• The War in Mali

    http://www.globalpolicy.org/security-council/index-of-countries-on-the-security-council-agenda/general-issues/51864-the-war-in-mali.html#1554

    By Conn Hallinan
    Counterpunch
    August 28, 2012

    Mali has been in crisis since its coup on March 22 this year. While mainstream media has framed the crisis as a result of radical Islam, it should also be seen a consequence of the West’s scramble for resources in Africa and the outcomes of the intervention in Libya. The crisis was set in motion when the Bush Administration declared the Sahara desert a breeding ground for “terrorism” and inaugurated the Trans-Sahal Counter Terrorism Initiative. The crisis in Mali, however, has its origins in the country’s deep poverty and the push by the Tuaregs for greater autonomy. What the US calls “terrorism” in Mali is encouraged by local inequalities, not by an international jihadist agenda.

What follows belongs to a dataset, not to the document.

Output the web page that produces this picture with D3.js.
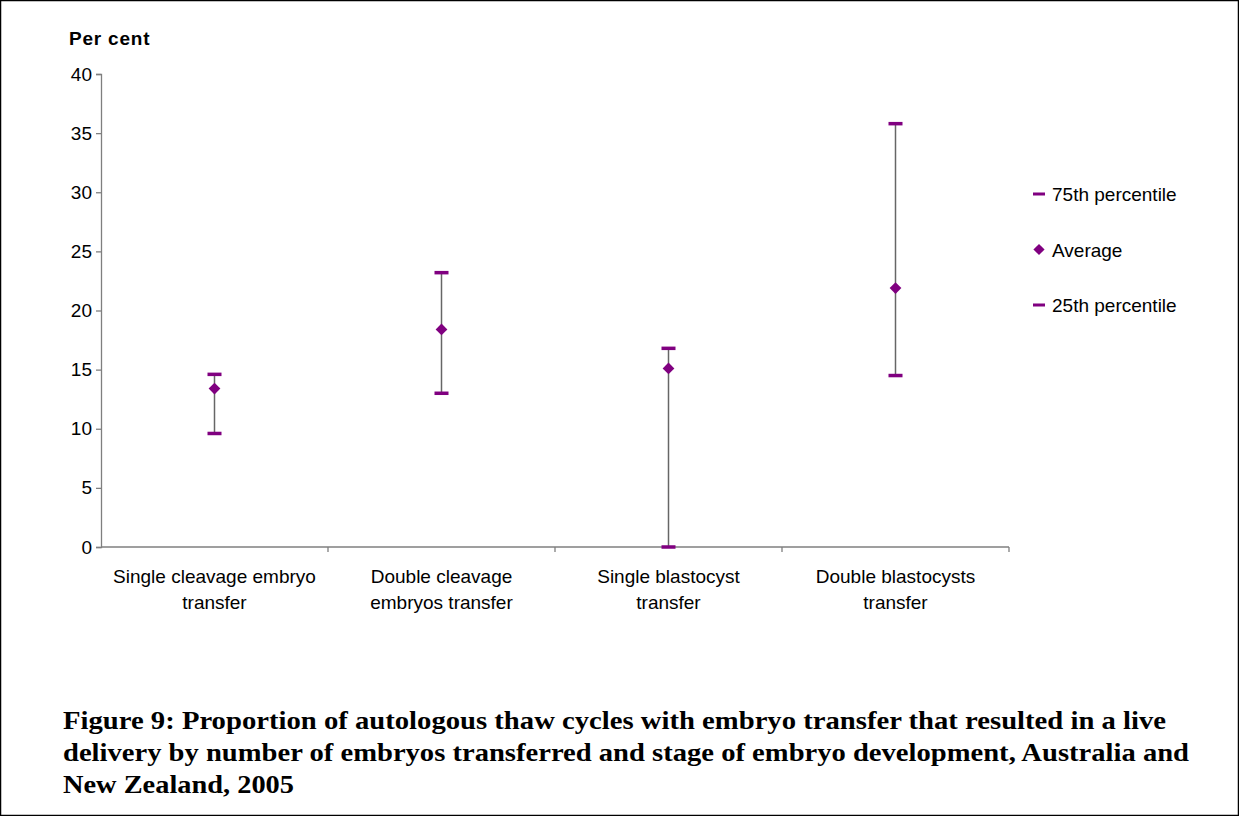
<!DOCTYPE html>
<html>
<head>
<meta charset="utf-8">
<script src="https://cdn.jsdelivr.net/npm/d3@7"></script>
<style>
  body { margin: 0; background: #fff; }
  svg { display: block; }
</style>
</head>
<body>
<script>
// chart data
var categories = [
  ["Single cleavage embryo", "transfer"],
  ["Double cleavage", "embryos transfer"],
  ["Single blastocyst", "transfer"],
  ["Double blastocysts", "transfer"]
];
var p75 = [14.6, 23.2, 16.8, 35.8];
var average = [13.4, 18.4, 15.1, 21.9];
var p25 = [9.6, 13.0, 0.0, 14.5];
var yTicks = [0, 5, 10, 15, 20, 25, 30, 35, 40];
var legendLabels = ["75th percentile", "Average", "25th percentile"];
var titleLines = [
  "Figure 9: Proportion of autologous thaw cycles with embryo transfer that resulted in a live",
  "delivery by number of embryos transferred and stage of embryo development, Australia and",
  "New Zealand, 2005"
];
var titleWidths = [1103, 1126, 231];

var svgWidth = 1239;
var svgHeight = 816;
var purple = "#800080";
var axisGrey = "#7f7f7f";
var sans = "Liberation Sans, Arial, sans-serif";

var margin = { top: 74, left: 101 };
var width = 908;
var height = 473;

var svg = d3.select("body")
  .append("svg")
  .attr("width", svgWidth)
  .attr("height", svgHeight);

// outer frame
svg.append("rect")
  .attr("x", 0.5).attr("y", 0.5)
  .attr("width", svgWidth - 1).attr("height", svgHeight - 1)
  .attr("fill", "none").attr("stroke", "#000").attr("stroke-width", 1.5);

var chart = svg.append("g")
  .attr("transform", `translate(${margin.left}, ${margin.top})`);

var idx = categories.map((d, i) => i);
var x = d3.scaleBand().domain(idx).range([0, width]);
var y = d3.scaleLinear().domain([0, 40]).range([height, 0]);

// y axis
var yAxis = d3.axisLeft(y).tickValues(yTicks).tickSize(5).tickPadding(4);
var yg = chart.append("g").call(yAxis);
yg.select(".domain").attr("stroke", axisGrey).attr("stroke-width", 1.3);
yg.selectAll(".tick line").attr("stroke", axisGrey).attr("stroke-width", 1.3);
yg.selectAll(".tick text")
  .style("font-family", sans)
  .style("font-size", "19px")
  .attr("fill", "#000");

// x axis: ticks at category boundaries
var xg = chart.append("g").attr("transform", `translate(0, ${height})`);
xg.append("line")
  .attr("x1", 0).attr("x2", width)
  .attr("stroke", axisGrey).attr("stroke-width", 1.3);
xg.selectAll(".xtick")
  .data(idx)
  .enter()
  .append("line")
  .attr("x1", d => x(d) + x.bandwidth())
  .attr("x2", d => x(d) + x.bandwidth())
  .attr("y1", 0).attr("y2", 5)
  .attr("stroke", axisGrey).attr("stroke-width", 1.3);

var labels = xg.selectAll(".xlab")
  .data(categories)
  .enter()
  .append("text")
  .attr("x", (d, i) => x(i) + x.bandwidth() / 2)
  .attr("y", 36)
  .attr("text-anchor", "middle")
  .style("font-family", sans)
  .style("font-size", "19px")
  .attr("fill", "#000");
labels.selectAll("tspan")
  .data(d => d)
  .enter()
  .append("tspan")
  .attr("x", function () { return d3.select(this.parentNode).attr("x"); })
  .attr("dy", (d, i) => i === 0 ? 0 : 26)
  .text(d => d);

// whiskers
var cx = i => x(i) + x.bandwidth() / 2;
chart.selectAll(".whisker")
  .data(idx)
  .enter()
  .append("line")
  .attr("x1", cx).attr("x2", cx)
  .attr("y1", i => y(p75[i]))
  .attr("y2", i => y(p25[i]))
  .attr("stroke", "#666").attr("stroke-width", 1.5);

// caps
function caps(values) {
  chart.selectAll(null)
    .data(idx)
    .enter()
    .append("rect")
    .attr("x", i => cx(i) - 7)
    .attr("y", i => y(values[i]) - 1.75)
    .attr("width", 14)
    .attr("height", 3.5)
    .attr("fill", purple);
}
caps(p75);
caps(p25);

// average diamonds
var diamond = d3.symbol().type(d3.symbolDiamond2).size(88);
chart.selectAll(".avg")
  .data(idx)
  .enter()
  .append("path")
  .attr("d", diamond)
  .attr("transform", i => `translate(${cx(i)}, ${y(average[i])})`)
  .attr("fill", purple);

// y axis title
svg.append("text")
  .attr("x", 69).attr("y", 45)
  .style("font-family", sans)
  .style("font-size", "19px")
  .style("font-weight", "bold")
  .style("letter-spacing", "0.8px")
  .text("Per cent");

// legend
var legend = svg.append("g").attr("transform", "translate(1039, 194)");
legendLabels.forEach(function (lab, i) {
  var g = legend.append("g").attr("transform", `translate(0, ${i * 55.5})`);
  if (i === 1) {
    g.append("path")
      .attr("d", d3.symbol().type(d3.symbolDiamond2).size(80))
      .attr("fill", purple);
  } else {
    g.append("rect")
      .attr("x", -6).attr("y", -1.5)
      .attr("width", 12).attr("height", 3)
      .attr("fill", purple);
  }
  g.append("text")
    .attr("x", 13).attr("y", 7)
    .style("font-family", sans)
    .style("font-size", "19px")
    .text(lab);
});

// caption
svg.append("g").selectAll("text")
  .data(titleLines)
  .enter()
  .append("text")
  .attr("x", 63)
  .attr("y", (d, i) => 729 + i * 32)
  .attr("textLength", (d, i) => titleWidths[i])
  .attr("lengthAdjust", "spacingAndGlyphs")
  .style("font-family", "Liberation Serif, serif")
  .style("font-size", "26px")
  .style("font-weight", "bold")
  .text(d => d);
</script>
</body>
</html>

    The reports filtering out of Northern Mali are appalling: a young couple stoned to death, iconic ancient shrines dismantled, and some 365,000 refugees fleeing beatings and whippings for the slightest violations of Sharia law. But the bad dream unfolding in this West African country is less the product of a radical version of Islam than a consequence of the West’s scramble for resources on this vast continent, and the wages of sin from the recent Libyan war.

    .The current crisis gripping northern Mali—an area about the size of France— has its origins in the early years of the Bush Administration, when the U.S. declared the Sahara desert a hotbed of “terrorism” and poured arms and Special Forces into the area as part of the Trans-Sahal Counter Terrorism Initiative. But, according to anthropologist Jeremy Keenan, who has done extensive fieldwork in Mali and the surrounding area, the “terrorism” label had no basis in fact, but was simply designed to “justify the militarization of Africa.”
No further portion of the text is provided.